First, ensure your environment is set up properly.

Follow the installation instructions on the main README to set up your environment.

As a check of your setup, make sure that you're able to run the `examples/run_expt.py` script.

## Dataset Access

There are 15 datasets in the TableShift benchmark. All of the datasets are publicly accessible (although a few require public credentialized access). Instructions for accessing these datasets are in the `docs` directory of this repo or on the TableShift website [datasets](https://tableshift.org/datasets.html) page. 

To fully reproduce our results, you will need access to all 15 of the bennchmark datasets. However, to begin with, we recommend starting with a public dataset (those marked as "Public" on the [datasets](https://tableshift.org/datasets.html) page).

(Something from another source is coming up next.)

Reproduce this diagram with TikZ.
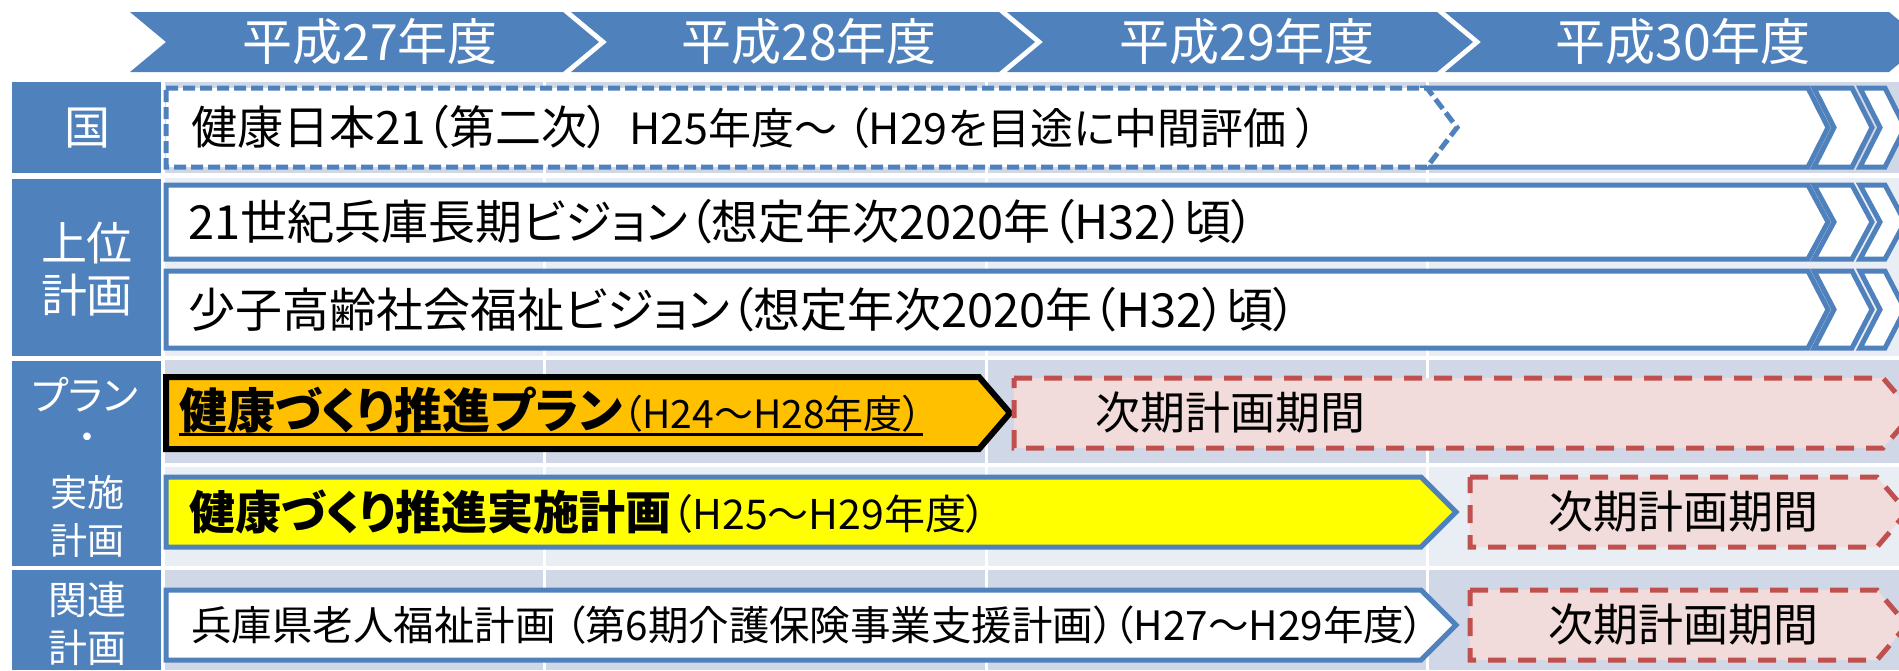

If you decide to use a public credentialized dataset instead, follow the instructions on the [datasets](https://tableshift.org/datasets.html) page to access the data, download any data file(s), and place them in the TableShift cache directory (by default, this will be `tableshift/tmp`).

## Running The Experiments

There are 15 benchmarks and 19 learning algorithms. However, the procedure for these is identical.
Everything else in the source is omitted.